** Start of RECORDS FOR THIS EXERCISE **
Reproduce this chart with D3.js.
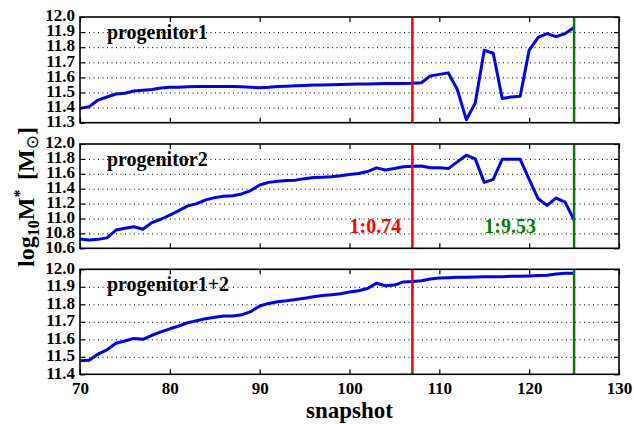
<!DOCTYPE html>
<html>
<head>
<meta charset="utf-8">
<script src="https://cdn.jsdelivr.net/npm/d3@7"></script>
<style>
  html, body { margin: 0; padding: 0; background: #fff; }
  svg { display: block; }
  text { font-family: "Liberation Serif", "Times New Roman", serif; font-weight: bold; }
</style>
</head>
<body>
<svg id="chart" width="634" height="424"></svg>
<script>
const snapshots = [70,71,72,73,74,75,76,77,78,79,80,81,82,83,84,85,86,87,88,89,90,91,92,93,94,95,96,97,98,99,100,101,102,103,104,105,106,107,108,109,110,111,112,113,114,115,116,117,118,119,120,121,122,123,124,125];

const progenitor1 = [11.395,11.405,11.45,11.47,11.49,11.495,11.51,11.515,11.52,11.53,
  11.535,11.535,11.538,11.54,11.54,11.54,11.54,11.54,11.538,11.535,
  11.532,11.535,11.54,11.542,11.545,11.547,11.55,11.55,11.552,11.553,
  11.555,11.556,11.557,11.558,11.56,11.56,11.56,11.561,11.565,11.61,
  11.62,11.63,11.52,11.32,11.43,11.78,11.76,11.46,11.47,11.475,
  11.78,11.865,11.89,11.87,11.89,11.93];

const progenitor2 = [10.725,10.71,10.72,10.74,10.845,10.87,10.89,10.855,10.945,10.99,
  11.045,11.105,11.17,11.20,11.25,11.28,11.30,11.305,11.33,11.375,
  11.45,11.485,11.50,11.51,11.515,11.535,11.55,11.555,11.56,11.575,
  11.59,11.605,11.63,11.68,11.65,11.67,11.695,11.70,11.705,11.68,
  11.68,11.67,11.76,11.85,11.80,11.485,11.525,11.795,11.795,11.795,
  11.525,11.265,11.175,11.275,11.22,10.98];

const progenitor12 = [11.478,11.48,11.515,11.54,11.577,11.59,11.605,11.60,11.623,11.642,
  11.66,11.676,11.695,11.706,11.718,11.726,11.733,11.733,11.74,11.758,
  11.79,11.805,11.815,11.82,11.828,11.835,11.843,11.85,11.855,11.86,
  11.87,11.877,11.89,11.92,11.906,11.91,11.928,11.93,11.935,11.945,
  11.95,11.952,11.954,11.955,11.956,11.958,11.958,11.958,11.96,11.96,
  11.962,11.964,11.966,11.973,11.977,11.977];

const panelNames = ["progenitor1", "progenitor2", "progenitor1+2"];
const panelDomains = [[11.3, 12.0], [10.6, 12.0], [11.4, 12.0]];
const panelTicks = [
  [11.3,11.4,11.5,11.6,11.7,11.8,11.9,12.0],
  [10.6,10.8,11.0,11.2,11.4,11.6,11.8,12.0],
  [11.4,11.5,11.6,11.7,11.8,11.9,12.0]
];
const xDomain = [70, 130];
const xTicks = [70,80,90,100,110,120,130];
const mergerSnapshots = [107, 125];
const mergerRatios = ["1:0.74", "1:9.53"];
const ratioLabelX = [100, 115];

const series = [progenitor1, progenitor2, progenitor12];

const svg = d3.select("#chart");
const left = 80, right = 619;
const panels = [{top: 17, bottom: 122.7}, {top: 144, bottom: 248.3}, {top: 269.3, bottom: 374.3}];
const mergerColors = ["#ff0000", "#008000"];

const x = d3.scaleLinear().domain(xDomain).range([left, right]);

panels.forEach((p, i) => {
  const y = d3.scaleLinear().domain(panelDomains[i]).range([p.bottom, p.top]);
  const g = svg.append("g");

  // dotted grid
  const grid = g.append("g")
    .attr("transform", `translate(${left},0)`)
    .call(d3.axisLeft(y).tickValues(panelTicks[i].slice(1, -1)).tickSize(-(right - left)).tickFormat(""));
  grid.select(".domain").remove();
  grid.selectAll("line").attr("stroke", "#000").attr("stroke-width", 1).attr("stroke-dasharray", "1,3.5");

  // series line
  const line = d3.line().x((d, k) => x(snapshots[k])).y(d => y(d));
  g.append("path")
    .datum(series[i])
    .attr("fill", "none")
    .attr("stroke", "#0000ff")
    .attr("stroke-width", 3)
    .attr("stroke-linejoin", "round")
    .attr("d", line);

  // merger lines
  mergerSnapshots.forEach((s, k) => {
    g.append("line")
      .attr("x1", x(s)).attr("x2", x(s))
      .attr("y1", p.top).attr("y2", p.bottom)
      .attr("stroke", mergerColors[k]).attr("stroke-width", 2.5);
  });

  // axes
  const yl = g.append("g").attr("transform", `translate(${left},0)`)
    .call(d3.axisLeft(y).tickValues(panelTicks[i]).tickSizeInner(-5).tickSizeOuter(0).tickPadding(5).tickFormat(d3.format(".1f")));
  yl.select(".domain").remove();
  yl.selectAll("line").attr("stroke", "#000").attr("stroke-width", 1.2);
  yl.selectAll("text").attr("font-size", 17).attr("fill", "#000").attr("dy", "0.22em");

  const yr = g.append("g").attr("transform", `translate(${right},0)`)
    .call(d3.axisRight(y).tickValues(panelTicks[i]).tickSizeInner(-5).tickSizeOuter(0).tickFormat(""));
  yr.select(".domain").remove();
  yr.selectAll("line").attr("stroke", "#000").attr("stroke-width", 1.2);

  const xt = g.append("g").attr("transform", `translate(0,${p.top})`)
    .call(d3.axisTop(x).tickValues(xTicks).tickSizeInner(-5).tickSizeOuter(0).tickFormat(""));
  xt.select(".domain").remove();
  xt.selectAll("line").attr("stroke", "#000").attr("stroke-width", 1.2);

  const xb = g.append("g").attr("transform", `translate(0,${p.bottom})`)
    .call(d3.axisBottom(x).tickValues(xTicks).tickSizeInner(-5).tickSizeOuter(0).tickPadding(8)
      .tickFormat(i === 2 ? d3.format("d") : ""));
  xb.select(".domain").remove();
  xb.selectAll("line").attr("stroke", "#000").attr("stroke-width", 1.2);
  xb.selectAll("text").attr("font-size", 17).attr("fill", "#000");

  // frame
  g.append("rect")
    .attr("x", left).attr("y", p.top)
    .attr("width", right - left).attr("height", p.bottom - p.top)
    .attr("fill", "none").attr("stroke", "#000").attr("stroke-width", 1.6);

  // panel label
  g.append("text")
    .attr("x", x(73.0)).attr("y", p.top + 22)
    .attr("font-size", 20)
    .attr("fill", "#000")
    .text(panelNames[i]);

  // ratio labels in panel 2
  if (i === 1) {
    mergerRatios.forEach((r, k) => {
      g.append("text")
        .attr("x", x(ratioLabelX[k])).attr("y", p.bottom - 15)
        .attr("font-size", 20)
        .attr("fill", mergerColors[k])
        .text(r);
    });
  }
});

// x label
svg.append("text")
  .attr("x", (left + right) / 2).attr("y", 418)
  .attr("text-anchor", "middle")
  .attr("font-size", 23)
  .attr("fill", "#000")
  .text("snapshot");

// y label
const yLab = svg.append("text")
  .attr("transform", "translate(34,197) rotate(-90)")
  .attr("text-anchor", "middle")
  .attr("font-size", 24)
  .attr("fill", "#000");
yLab.append("tspan").text("log");
yLab.append("tspan").attr("font-size", 16).attr("dy", 5).text("10");
yLab.append("tspan").attr("dy", -5).text("M");
yLab.append("tspan").attr("font-size", 16).attr("dy", -9).text("*");
yLab.append("tspan").attr("dy", 9).text("\u2009\u2009[M");
yLab.append("tspan").attr("font-size", 17).attr("dy", 4).attr("font-family", "DejaVu Sans").attr("font-weight", "normal").text("\u2299");
yLab.append("tspan").attr("dy", -4).text("]");
</script>
</body>
</html>
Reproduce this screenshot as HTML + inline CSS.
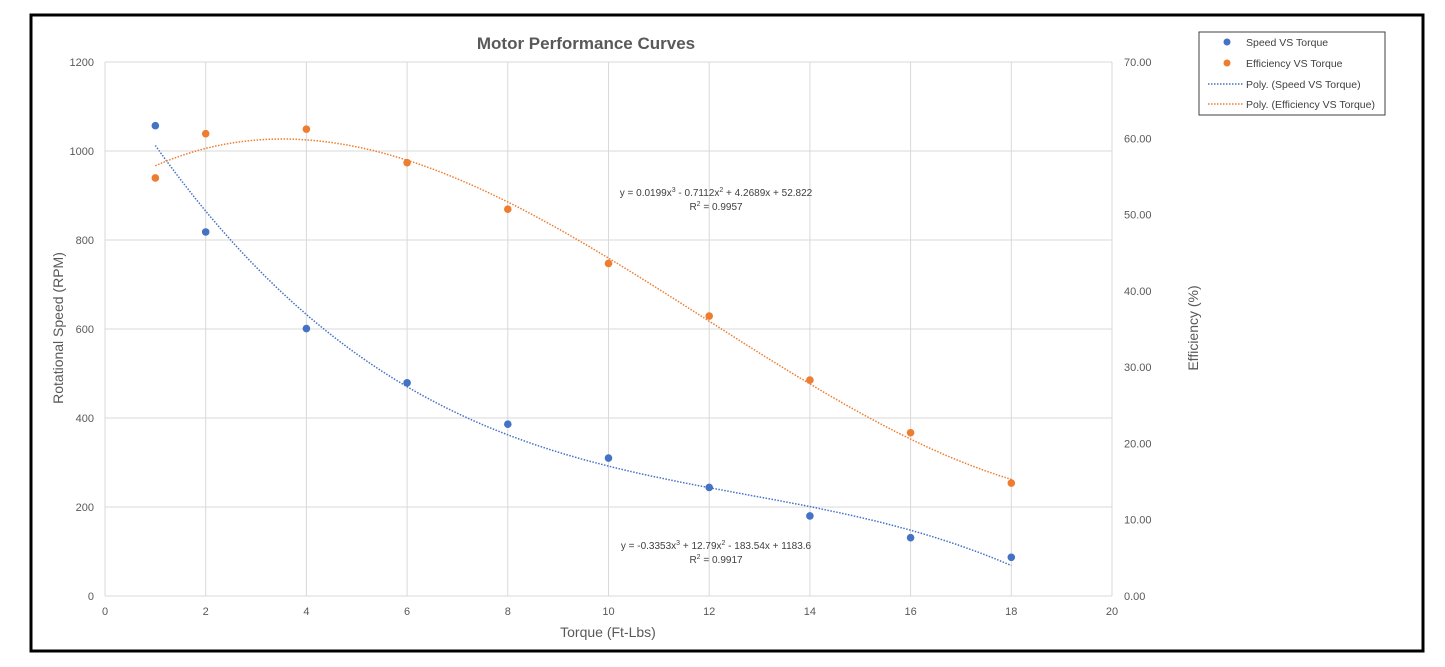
<!DOCTYPE html>
<html><head><style>
body{margin:0;background:#fff;}
svg{display:block;font-family:"Liberation Sans",sans-serif;}
</style></head><body>
<svg id="s" width="1445" height="667" xmlns="http://www.w3.org/2000/svg">
<rect x="31" y="15" width="1392" height="636" fill="#fff" stroke="#000" stroke-width="3"/>
<g id="grid" stroke="#d9d9d9" stroke-width="1"></g>
<text x="586" y="49" text-anchor="middle" font-size="17" font-weight="bold" fill="#595959">Motor Performance Curves</text>
<g id="lab" font-size="11" fill="#595959"></g>
<text transform="translate(63,328) rotate(-90)" text-anchor="middle" font-size="14" fill="#595959">Rotational Speed (RPM)</text>
<text transform="translate(1198,328) rotate(-90)" text-anchor="middle" font-size="14" fill="#595959">Efficiency (%)</text>
<text x="608" y="637" text-anchor="middle" font-size="14" fill="#595959">Torque (Ft-Lbs)</text>
<g id="curves"></g>
<g font-size="10" fill="#404040" text-anchor="middle">
<text x="716" y="196">y = 0.0199x<tspan font-size="7" dy="-4">3</tspan><tspan dy="4"> - 0.7112x</tspan><tspan font-size="7" dy="-4">2</tspan><tspan dy="4"> + 4.2689x + 52.822</tspan></text>
<text x="716" y="210">R<tspan font-size="7" dy="-4">2</tspan><tspan dy="4"> = 0.9957</tspan></text>
<text x="716" y="549">y = -0.3353x<tspan font-size="7" dy="-4">3</tspan><tspan dy="4"> + 12.79x</tspan><tspan font-size="7" dy="-4">2</tspan><tspan dy="4"> - 183.54x + 1183.6</tspan></text>
<text x="716" y="563">R<tspan font-size="7" dy="-4">2</tspan><tspan dy="4"> = 0.9917</tspan></text>
</g>
<rect x="1199" y="32" width="186" height="83" fill="#fff" stroke="#404040" stroke-width="1"/>
<circle cx="1227" cy="42" r="3.5" fill="#4472c4"/>
<circle cx="1227" cy="63" r="3.5" fill="#ed7d31"/>
<line x1="1208" y1="84" x2="1243" y2="84" stroke="#4472c4" stroke-width="1.5" stroke-dasharray="1.5,1.5"/>
<line x1="1208" y1="104" x2="1243" y2="104" stroke="#ed7d31" stroke-width="1.5" stroke-dasharray="1.5,1.5"/>
<g font-size="10.5" fill="#404040">
<text x="1246" y="46">Speed VS Torque</text>
<text x="1246" y="67">Efficiency VS Torque</text>
<text x="1246" y="88">Poly. (Speed VS Torque)</text>
<text x="1246" y="108">Poly. (Efficiency VS Torque)</text>
</g>
</svg>
<script>
var NS="http://www.w3.org/2000/svg";
var X0=105,X1=1112,Y0=596,Y1=62;
function px(x){return X0+(X1-X0)*x/20}
function pyL(v){return Y0-(Y0-Y1)*v/1200}
function pyR(v){return Y0-(Y0-Y1)*v/70}
function el(p,t,a,txt){var e=document.createElementNS(NS,t);for(var k in a)e.setAttribute(k,a[k]);if(txt!=null)e.textContent=txt;p.appendChild(e);return e}
var g=document.getElementById('grid'),lab=document.getElementById('lab'),c=document.getElementById('curves');
for(var i=0;i<=10;i++){var x=px(i*2);el(g,'line',{x1:x,y1:Y1,x2:x,y2:Y0});el(lab,'text',{x:x,y:Y0+19,'text-anchor':'middle'},String(i*2));}
for(var j=0;j<=6;j++){var y=pyL(j*200);el(g,'line',{x1:X0,y1:y,x2:X1,y2:y});el(lab,'text',{x:X0-11,y:y+4,'text-anchor':'end'},String(j*200));}
for(var k=0;k<=7;k++){var y2=pyR(k*10);el(lab,'text',{x:X1+12,y:y2+4},(k*10).toFixed(2));}
function curve(f,py,col){var pts=[];for(var x=1;x<=18.001;x+=0.1)pts.push(px(x).toFixed(1)+','+py(f(x)).toFixed(1));el(c,'polyline',{points:pts.join(' '),fill:'none',stroke:col,'stroke-width':1.5,'stroke-dasharray':'1.5,1.5'});}
curve(function(x){return -0.3353*x*x*x+12.79*x*x-183.54*x+1183.6},pyL,'#4472c4');
curve(function(x){return 0.0199*x*x*x-0.7112*x*x+4.2689*x+52.822},pyR,'#ed7d31');
var sp=[[1,1057],[2,818],[4,601],[6,479],[8,386],[10,310],[12,244],[14,180],[16,131],[18,87]];
var ef=[[1,54.8],[2,60.6],[4,61.2],[6,56.8],[8,50.7],[10,43.6],[12,36.7],[14,28.3],[16,21.4],[18,14.8]];
sp.forEach(function(p){el(c,'circle',{cx:px(p[0]),cy:pyL(p[1]),r:3.8,fill:'#4472c4'})});
ef.forEach(function(p){el(c,'circle',{cx:px(p[0]),cy:pyR(p[1]),r:3.8,fill:'#ed7d31'})});
</script>
</body></html>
** End of RECORDS FOR THIS EXERCISE **
WHAT YOU HAVE TO DO:
Scan the listing above and copy all lines containing the word "chart".

RESPONSE TO THIS TASK:
Reproduce this chart with D3.js.
<svg id="chart" width="634" height="424"></svg>
const svg = d3.select("#chart");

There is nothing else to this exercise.